Selain gambaran mengenai Jemaah, bagian yang menarik adalah ketika Kirani telah memberontak dan kemudian mempertanyakan hal-hal yang selama ini diterimanya begitu saja. Kirani kemudian mempertanyakan, untuk apa Tuhan menciptakan manusia? Mengapa Tuhan membuat ciptaanNya menderita? Mengapa Tuhan menciptakan manusia untuk saling bermusuhan karena itu merupakan kekejaman? Untuk apa manusia beribadah jika tidak tahu untuk apa ia diciptakan, untuk apa beribadah jika hanya karena takut, mengapa Tuhan senang menakuti manusia? Apa artinya orang-orang bertitel dan terpandang yang tak pernah berpikir dan melakukan pencarian makna hidup dan hanya beribadah saja?
Pertanyaan-pertanyaan di atas menarik, karena itulah yang selalu ditanyakan oleh mereka yang berpikiran bebas; hanya mereka yang berpikiran bebas yang berani bertanya seperti itu, dan di Indonesia, jumlahnya tidak banyak, kalau bisa dibilang hampir tidak ada. Mengapa? Karena setiap orang wajib beragama, dan jawaban semua itu ada di agama. Sehingga menanyakan hal-hal di atas akan dianggap tidak beragama. Tapi sebenarnya pertanyaan-pertanyaan di atas adalah ungkapan seseorang yang jujur dan rasional. Tidak harus merupakan pertanyaan seorang perempuan yang kecewa dan marah. Namun agama memang selalu melarang pertanyaan yang terlalu jauh, karena kejujuran dan rasionalisme akan mengarah pada skeptisisme dan perlunya pembuktian. Itu sebabnya agama diajarkan sedini mungkin dalam bentuk indoktrinasi dan ancaman, karena jika tidak, dapat diruntuhkan oleh pikiran rasional, kritis, jujur dan bukti-bukti empiris. Itu sebabnya pula sebagian besar ilmuwan dan pemikir besar tak percaya agama.
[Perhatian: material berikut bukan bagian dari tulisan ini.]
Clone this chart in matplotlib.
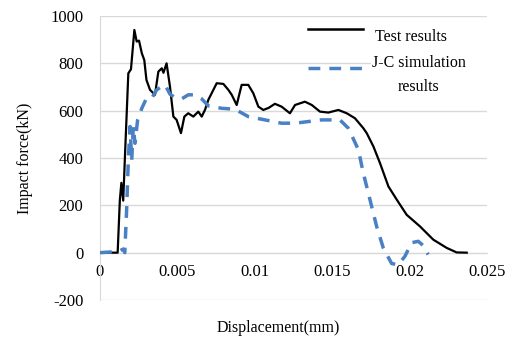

Hal menarik lainnya adalah gambaran ketika Kirani mengingat-ingat hal yang membuatnya dulu taat beribadah. Ternyata hal itu disebabkan ketika ia kecil guru mengajinya menguraikan keadaan neraka yang sangat mengerikan – tentang api, pemotongan dan penusukan tubuh seperti sate, yang diperjelas dengan gambar-gambar – sesuatu yang tentu mengingatkan kita akan pendidikan agama di masa kecil kita sendiri. Ini mungkin menyadarkan pembaca: ternyata ketaatan itu bermula dari rasa takut akan neraka yang ditanamkan ketika masa kanak-kanak. Dan hal ini sangat efektif, terbukti setelah dewasa sebagian besar orang tidak lagi berani berpikir karena ingatan akan hal ini. Dan ini tidak hanya dialami penganut agama Islam.
Di tengah-tengah kebangkitan konservatisme agama, maka novel ini memberikan alternatif kepada pembaca untuk merenungkan kembali keyakinannya, meskipun harus melalui seorang pelacur, sehingga kisah mengenai hubungan bebas agak terlalu banyak terdapat dalam novel ini. Akan lebih baik jika tidak terlalu banyak, sehingga pertanyaan-pertanyaan di atas akan tampak lebih berarti dan wajar, tidak seperti pertanyaan yang hanya pantas disuarakan oleh seseorang yang terlalu putus asa dan merasa terpinggirkan.
Muhidin adalah penulis muda yang menjanjikan. Jika ia tetap berpikiran bebas dan terus belajar berbagai hal, tidak hanya yang berkaitan dengan agama, ia akan menjadi penulis yang dapat memberikan banyak hal kepada pembacanya.